▶ STATED GOAL: Set the listing down unchanged, minus every embedded image.

▶ GIVEN INFORMATION:
▽

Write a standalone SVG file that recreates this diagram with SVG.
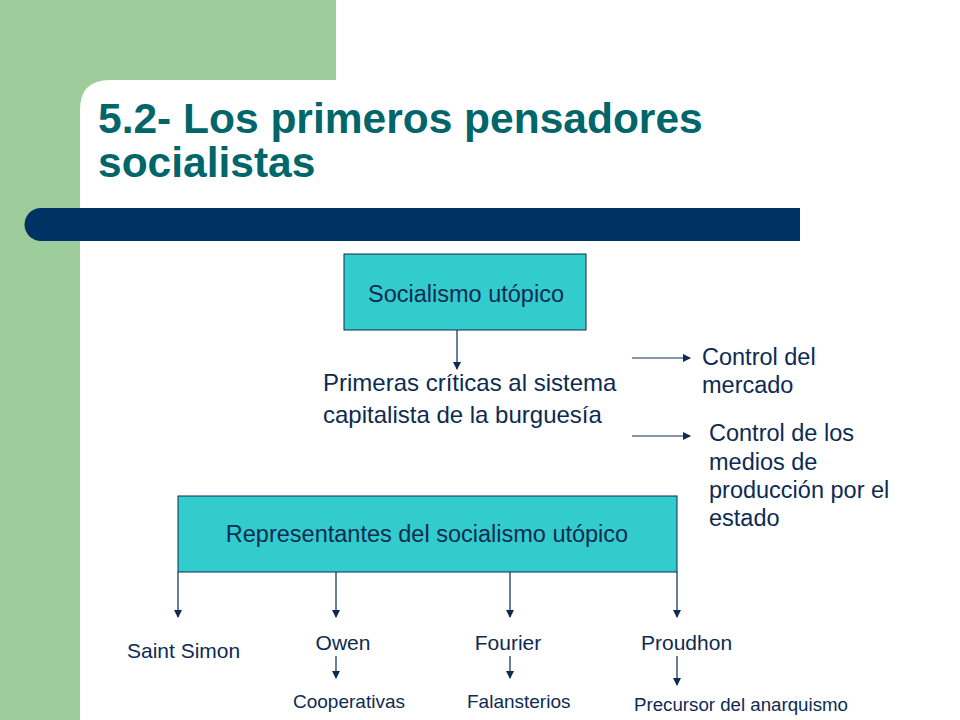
<svg xmlns="http://www.w3.org/2000/svg" width="960" height="720" viewBox="0 0 960 720">
<defs>
<marker id="ah" markerWidth="8" markerHeight="8" refX="7" refY="4" orient="auto" markerUnits="userSpaceOnUse">
<path d="M0,0 L8,4 L0,8 Z" fill="#0D2B52"/>
</marker>
<style>
.t{font-family:"Liberation Sans",Arial,sans-serif;fill:#0D2B52}
.box{fill:#33CCCC;stroke:#0D2B52;stroke-width:1}
.c{stroke:#0D2B52;stroke-width:1.2;fill:none;marker-end:url(#ah)}
</style>
</defs>
<rect x="0" y="0" width="960" height="720" fill="#ffffff"/>
<path d="M0,0 H336 V80 H110 Q80,80 80,110 V720 H0 Z" fill="#9DCD9A"/>
<path d="M41,208 H800 V241 H41 A16.5,16.5 0 0 1 41,208 Z" fill="#003363"/>
<g id="title">
<text class="t" x="98" y="133" font-size="42.5" font-weight="bold" style="fill:#00666A">5.2- Los primeros pensadores</text>
<text class="t" x="98" y="177" font-size="42.5" font-weight="bold" style="fill:#00666A">socialistas</text>
</g>
<g id="n-socialismo">
<rect class="box" x="344" y="254" width="242" height="76"/>
<text class="t" x="466" y="302" font-size="23.5" text-anchor="middle">Socialismo utópico</text>
</g>
<g id="n-primeras">
<text class="t" x="323" y="391" font-size="24">Primeras críticas al sistema</text>
<text class="t" x="323" y="423" font-size="24">capitalista de la burguesía</text>
</g>
<g id="n-control1">
<text class="t" x="702" y="365" font-size="23.5">Control del</text>
<text class="t" x="702" y="393" font-size="23.5">mercado</text>
</g>
<g id="n-control2">
<text class="t" x="709" y="441" font-size="23.5">Control de los</text>
<text class="t" x="709" y="470" font-size="23.5">medios de</text>
<text class="t" x="709" y="498" font-size="23.5">producción por el</text>
<text class="t" x="709" y="526" font-size="23.5">estado</text>
</g>
<g id="n-representantes">
<rect class="box" x="178" y="496" width="499" height="76"/>
<text class="t" x="427" y="542" font-size="23.5" text-anchor="middle">Representantes del socialismo utópico</text>
</g>
<g id="n-saint">
<text class="t" x="127" y="658" font-size="21">Saint Simon</text>
</g>
<g id="n-owen">
<text class="t" x="343" y="650" font-size="21" text-anchor="middle">Owen</text>
</g>
<g id="n-fourier">
<text class="t" x="508" y="650" font-size="21" text-anchor="middle">Fourier</text>
</g>
<g id="n-proudhon">
<text class="t" x="641" y="650" font-size="21">Proudhon</text>
</g>
<g id="n-coop">
<text class="t" x="293" y="708" font-size="19">Cooperativas</text>
</g>
<g id="n-falan">
<text class="t" x="467" y="708" font-size="19">Falansterios</text>
</g>
<g id="n-precursor">
<text class="t" x="634" y="711" font-size="18.7">Precursor del anarquismo</text>
</g>
<g id="connectors">
<line class="c" x1="457" y1="330" x2="457" y2="369"/>
<line class="c" x1="632" y1="358" x2="690" y2="358"/>
<line class="c" x1="632" y1="436" x2="690" y2="436"/>
<line class="c" x1="178" y1="572" x2="178" y2="617"/>
<line class="c" x1="336" y1="572" x2="336" y2="617"/>
<line class="c" x1="510" y1="572" x2="510" y2="617"/>
<line class="c" x1="677" y1="572" x2="677" y2="617"/>
<line class="c" x1="336" y1="656" x2="336" y2="678"/>
<line class="c" x1="510" y1="656" x2="510" y2="678"/>
<line class="c" x1="677" y1="656" x2="677" y2="685"/>
</g>
</svg>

△

▶ RESULT FOR THIS EXERCISE:
Write a standalone SVG file that recreates this diagram with SVG.
<svg xmlns="http://www.w3.org/2000/svg" width="960" height="720" viewBox="0 0 960 720">
<defs>
<marker id="ah" markerWidth="8" markerHeight="8" refX="7" refY="4" orient="auto" markerUnits="userSpaceOnUse">
<path d="M0,0 L8,4 L0,8 Z" fill="#0D2B52"/>
</marker>
<style>
.t{font-family:"Liberation Sans",Arial,sans-serif;fill:#0D2B52}
.box{fill:#33CCCC;stroke:#0D2B52;stroke-width:1}
.c{stroke:#0D2B52;stroke-width:1.2;fill:none;marker-end:url(#ah)}
</style>
</defs>
<rect x="0" y="0" width="960" height="720" fill="#ffffff"/>
<path d="M0,0 H336 V80 H110 Q80,80 80,110 V720 H0 Z" fill="#9DCD9A"/>
<path d="M41,208 H800 V241 H41 A16.5,16.5 0 0 1 41,208 Z" fill="#003363"/>
<g id="title">
<text class="t" x="98" y="133" font-size="42.5" font-weight="bold" style="fill:#00666A">5.2- Los primeros pensadores</text>
<text class="t" x="98" y="177" font-size="42.5" font-weight="bold" style="fill:#00666A">socialistas</text>
</g>
<g id="n-socialismo">
<rect class="box" x="344" y="254" width="242" height="76"/>
<text class="t" x="466" y="302" font-size="23.5" text-anchor="middle">Socialismo utópico</text>
</g>
<g id="n-primeras">
<text class="t" x="323" y="391" font-size="24">Primeras críticas al sistema</text>
<text class="t" x="323" y="423" font-size="24">capitalista de la burguesía</text>
</g>
<g id="n-control1">
<text class="t" x="702" y="365" font-size="23.5">Control del</text>
<text class="t" x="702" y="393" font-size="23.5">mercado</text>
</g>
<g id="n-control2">
<text class="t" x="709" y="441" font-size="23.5">Control de los</text>
<text class="t" x="709" y="470" font-size="23.5">medios de</text>
<text class="t" x="709" y="498" font-size="23.5">producción por el</text>
<text class="t" x="709" y="526" font-size="23.5">estado</text>
</g>
<g id="n-representantes">
<rect class="box" x="178" y="496" width="499" height="76"/>
<text class="t" x="427" y="542" font-size="23.5" text-anchor="middle">Representantes del socialismo utópico</text>
</g>
<g id="n-saint">
<text class="t" x="127" y="658" font-size="21">Saint Simon</text>
</g>
<g id="n-owen">
<text class="t" x="343" y="650" font-size="21" text-anchor="middle">Owen</text>
</g>
<g id="n-fourier">
<text class="t" x="508" y="650" font-size="21" text-anchor="middle">Fourier</text>
</g>
<g id="n-proudhon">
<text class="t" x="641" y="650" font-size="21">Proudhon</text>
</g>
<g id="n-coop">
<text class="t" x="293" y="708" font-size="19">Cooperativas</text>
</g>
<g id="n-falan">
<text class="t" x="467" y="708" font-size="19">Falansterios</text>
</g>
<g id="n-precursor">
<text class="t" x="634" y="711" font-size="18.7">Precursor del anarquismo</text>
</g>
<g id="connectors">
<line class="c" x1="457" y1="330" x2="457" y2="369"/>
<line class="c" x1="632" y1="358" x2="690" y2="358"/>
<line class="c" x1="632" y1="436" x2="690" y2="436"/>
<line class="c" x1="178" y1="572" x2="178" y2="617"/>
<line class="c" x1="336" y1="572" x2="336" y2="617"/>
<line class="c" x1="510" y1="572" x2="510" y2="617"/>
<line class="c" x1="677" y1="572" x2="677" y2="617"/>
<line class="c" x1="336" y1="656" x2="336" y2="678"/>
<line class="c" x1="510" y1="656" x2="510" y2="678"/>
<line class="c" x1="677" y1="656" x2="677" y2="685"/>
</g>
</svg>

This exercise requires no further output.